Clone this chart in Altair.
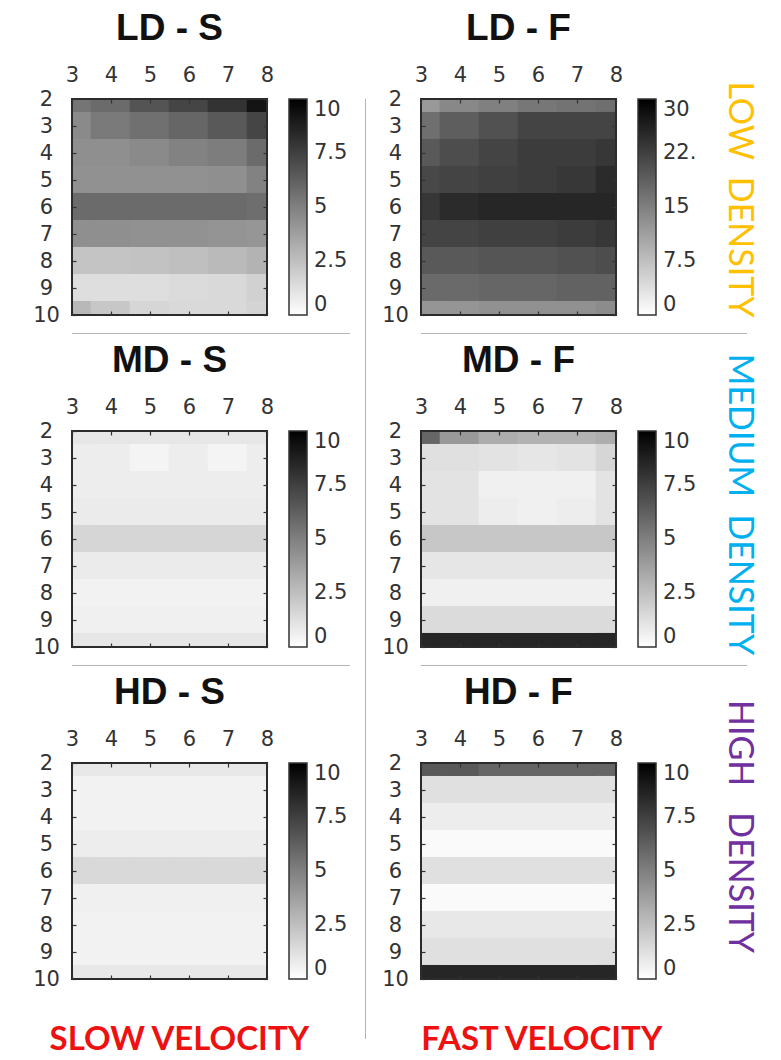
import altair as alt
import pandas as pd

# ---------------- data ----------------
X_VALUES = [3, 4, 5, 6, 7, 8]
Y_VALUES = [2, 3, 4, 5, 6, 7, 8, 9, 10]

# rows: y = 2 .. 10 ; columns: x = 3 .. 8
LD_S = [
    [5.4, 5.8, 6.7, 7.3, 8.0, 9.2],
    [4.6, 5.2, 5.6, 6.0, 6.5, 7.3],
    [4.4, 4.4, 4.6, 4.9, 5.1, 5.8],
    [4.3, 4.3, 4.3, 4.3, 4.4, 4.9],
    [5.8, 5.8, 5.8, 5.8, 5.8, 5.7],
    [4.4, 4.4, 4.3, 4.3, 4.2, 4.1],
    [2.3, 2.3, 2.4, 2.5, 2.7, 3.0],
    [1.3, 1.3, 1.3, 1.4, 1.5, 1.8],
    [2.8, 2.2, 1.6, 1.5, 1.5, 1.7],
]
LD_F = [
    [12.0, 14.0, 15.0, 16.0, 16.5, 17.0],
    [17.0, 19.0, 20.5, 22.0, 22.0, 22.0],
    [19.5, 21.0, 22.0, 23.0, 23.0, 23.5],
    [21.5, 22.0, 22.5, 23.0, 23.5, 25.0],
    [23.5, 25.0, 25.5, 25.5, 25.5, 25.5],
    [22.0, 22.0, 22.5, 22.5, 23.0, 23.5],
    [19.5, 19.5, 20.0, 20.0, 20.5, 21.0],
    [17.5, 17.5, 18.0, 18.0, 18.5, 18.5],
    [12.5, 12.5, 13.0, 13.0, 13.0, 13.5],
]
MD_S = [
    [1.0, 1.0, 1.0, 1.0, 1.0, 1.0],
    [0.7, 0.7, 0.45, 0.7, 0.45, 0.7],
    [0.7, 0.7, 0.7, 0.7, 0.7, 0.7],
    [0.8, 0.8, 0.8, 0.8, 0.8, 0.8],
    [1.6, 1.6, 1.6, 1.6, 1.6, 1.6],
    [0.8, 0.8, 0.8, 0.8, 0.8, 0.8],
    [0.5, 0.5, 0.5, 0.5, 0.5, 0.5],
    [0.6, 0.6, 0.6, 0.6, 0.6, 0.6],
    [1.0, 1.0, 1.0, 1.0, 1.0, 1.0],
]
MD_F = [
    [6.0, 4.0, 3.2, 3.0, 3.0, 3.2],
    [1.2, 1.2, 1.1, 1.0, 1.1, 1.6],
    [1.1, 1.1, 0.6, 0.6, 0.6, 1.1],
    [1.1, 1.1, 0.7, 0.6, 0.7, 1.1],
    [2.2, 2.2, 2.2, 2.2, 2.2, 2.2],
    [1.0, 1.0, 1.0, 1.0, 1.0, 1.0],
    [0.6, 0.6, 0.6, 0.6, 0.6, 0.6],
    [1.4, 1.4, 1.4, 1.4, 1.4, 1.4],
    [8.5, 8.5, 8.5, 8.5, 8.5, 8.5],
]
HD_S = [
    [0.9, 0.9, 0.9, 0.9, 0.9, 0.9],
    [0.5, 0.5, 0.5, 0.5, 0.5, 0.5],
    [0.5, 0.5, 0.5, 0.5, 0.5, 0.5],
    [0.7, 0.7, 0.7, 0.7, 0.7, 0.7],
    [1.5, 1.5, 1.5, 1.5, 1.5, 1.5],
    [0.6, 0.6, 0.6, 0.6, 0.6, 0.6],
    [0.5, 0.5, 0.5, 0.5, 0.5, 0.5],
    [0.5, 0.5, 0.5, 0.5, 0.5, 0.5],
    [0.9, 0.9, 0.9, 0.9, 0.9, 0.9],
]
HD_F = [
    [6.5, 6.5, 6.0, 6.0, 6.0, 6.0],
    [1.2, 1.2, 1.2, 1.2, 1.2, 1.2],
    [0.7, 0.7, 0.7, 0.7, 0.7, 0.7],
    [0.2, 0.2, 0.2, 0.2, 0.2, 0.2],
    [1.2, 1.2, 1.2, 1.2, 1.2, 1.2],
    [0.2, 0.2, 0.2, 0.2, 0.2, 0.2],
    [0.9, 0.9, 0.9, 0.9, 0.9, 0.9],
    [1.2, 1.2, 1.2, 1.2, 1.2, 1.2],
    [8.5, 8.5, 8.5, 8.5, 8.5, 8.5],
]

CB_10 = [0, 2.5, 5, 7.5, 10]
CB_30 = [0, 7.5, 15, 22.5, 30]

PANEL_TITLES = ["LD - S", "LD - F", "MD - S", "MD - F", "HD - S", "HD - F"]
ROW_LABELS = ["LOW\u00a0\u00a0DENSITY", "MEDIUM\u00a0\u00a0DENSITY", "HIGH\u00a0\u00a0\u00a0DENSITY"]
ROW_COLORS = ["#FFC000", "#00B0F0", "#7030A0"]
COL_LABELS = ["SLOW VELOCITY", "FAST VELOCITY"]

# ---------------- styling ----------------
W, H = 195, 216
TICK_FONT = "DejaVu Sans"
TXT = "#333333"
LINE = "#b4b4b4"
RED = "#EE1111"


def panel(title, grid, vmax, cb_values):
    df = pd.DataFrame(
        [{"x": x, "y": y, "v": grid[i][j]}
         for i, y in enumerate(Y_VALUES) for j, x in enumerate(X_VALUES)]
    )
    xs = alt.Scale(domain=[3, 8], clamp=True, nice=False, zero=False)
    ys = alt.Scale(domain=[2, 10], reverse=True, clamp=True, nice=False, zero=False)
    cs = alt.Scale(domain=[0, vmax], range=["#ffffff", "#000000"], interpolate="rgb")
    label_expr = "datum.value == 22.5 ? '22.' : '' + datum.value"
    heat = (
        alt.Chart(df)
        .transform_calculate(
            x0="datum.x - 0.52", x1="datum.x + 0.52",
            y0="datum.y - 0.52", y1="datum.y + 0.52",
        )
        .mark_rect()
        .encode(
            x=alt.X("x0:Q", scale=xs, axis=alt.Axis(
                orient="top", values=X_VALUES, title=None, grid=False, domain=False,
                offset=-4, tickSize=4, tickColor=TXT, tickWidth=1.2, labelPadding=14,
                labelFlush=False, labelFont=TICK_FONT, labelFontSize=21,
                labelColor=TXT, zindex=1)),
            x2="x1:Q",
            y=alt.Y("y0:Q", scale=ys, axis=alt.Axis(
                orient="left", values=Y_VALUES, title=None, grid=False, domain=False,
                offset=-4, tickSize=4, tickColor=TXT, tickWidth=1.2, labelPadding=26,
                labelAlign="center", labelFlush=False, labelFont=TICK_FONT,
                labelFontSize=21, labelColor=TXT, labelBaseline="middle", zindex=1)),
            y2="y1:Q",
            color=alt.Color("v:Q", scale=cs, legend=alt.Legend(
                type="gradient", title=None, orient="right", direction="vertical",
                gradientLength=H, gradientThickness=18, values=cb_values,
                gradientStrokeColor=TXT, gradientStrokeWidth=1.5,
                labelFont=TICK_FONT, labelFontSize=21, labelColor=TXT,
                labelBaseline="middle",
                labelOffset=7, offset=21, padding=0, labelExpr=label_expr)),
        )
    )
    ticks = (
        alt.Chart(df)
        .mark_point(size=0, opacity=0)
        .encode(
            x=alt.X("x:Q", scale=xs, axis=alt.Axis(
                orient="bottom", values=X_VALUES, title=None, grid=False,
                domain=False, labels=False, offset=-4, tickSize=4,
                tickColor=TXT, tickWidth=1.2, zindex=1)),
            y=alt.Y("y:Q", scale=ys, axis=alt.Axis(
                orient="right", values=Y_VALUES, title=None, grid=False,
                domain=False, labels=False, offset=-4, tickSize=4,
                tickColor=TXT, tickWidth=1.2, zindex=1)),
        )
    )
    frame = (
        alt.Chart(pd.DataFrame({"one": [1]}))
        .mark_rect(fillOpacity=0, stroke="#2b2b2b", strokeWidth=2)
        .encode(x=alt.value(0), x2=alt.value("width"),
                y=alt.value(0), y2=alt.value("height"))
    )
    return (
        alt.layer(heat, ticks, frame)
        .resolve_axis(x="independent", y="independent")
        .properties(
            width=W, height=H,
            title=alt.Title(title, font="Liberation Sans", fontSize=37,
                            fontWeight="bold", color="#111111", anchor="middle",
                            frame="group", offset=16),
        )
    )


def divider(w, h):
    return (
        alt.Chart(pd.DataFrame({"one": [1]}))
        .mark_point(size=0, opacity=0)
        .properties(width=w, height=h,
                    view=alt.ViewBackground(fill=LINE, strokeOpacity=0))
    )


def indep(c):
    return c.resolve_scale(color="independent").resolve_legend(color="independent")


grids = [LD_S, LD_F, MD_S, MD_F, HD_S, HD_F]
maxes = [10, 30, 10, 10, 10, 10]
cbs = [CB_10, CB_30, CB_10, CB_10, CB_10, CB_10]
row_dx = [32, 5, -5]

left, right = [], []
for r in range(3):
    s = panel(PANEL_TITLES[2 * r], grids[2 * r], maxes[2 * r], cbs[2 * r])
    f = panel(PANEL_TITLES[2 * r + 1], grids[2 * r + 1], maxes[2 * r + 1], cbs[2 * r + 1])
    f = indep(alt.hconcat(
        f,
        title=alt.Title(ROW_LABELS[r], orient="right", anchor="middle",
                        font="Lato", fontSize=34, fontWeight="normal",
                        color=ROW_COLORS[r], offset=25, dx=row_dx[r]),
    ))
    if r == 2:
        s = indep(alt.vconcat(
            s, title=alt.Title(COL_LABELS[0], orient="bottom", anchor="middle",
                               font="Lato", fontSize=33, fontWeight="bold",
                               color=RED, offset=35, dx=-11),
        ))
        f = indep(alt.vconcat(
            f, title=alt.Title(COL_LABELS[1], orient="bottom", anchor="middle",
                               font="Lato", fontSize=33, fontWeight="bold",
                               color=RED, offset=35, dx=-27),
        ))
    left.append(s)
    right.append(f)

left_col = indep(alt.vconcat(left[0], divider(278, 1), left[1], divider(278, 1), left[2], spacing=8))
right_col = indep(alt.vconcat(right[0], divider(326, 1), right[1], divider(326, 1), right[2], spacing=8))

chart = (
    indep(alt.hconcat(left_col, divider(1, 940), right_col, spacing=15))
    .properties(padding={"left": 24, "top": 2, "right": 12, "bottom": 0},
                background="white")
    .configure_view(strokeWidth=0)
)

chart.save("out.html", embed_options={"renderer": "svg", "actions": False})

··········

**Task goal:**
Return, unchanged, the lines from the first line of the material through the line that holds "Y_VALUES = [2, 3, 4, 5, 6, 7, 8, 9, 10]", inclusive, omitting pictures.

**The completed task:**
Clone this chart in Altair.
import altair as alt
import pandas as pd

# ---------------- data ----------------
X_VALUES = [3, 4, 5, 6, 7, 8]
Y_VALUES = [2, 3, 4, 5, 6, 7, 8, 9, 10]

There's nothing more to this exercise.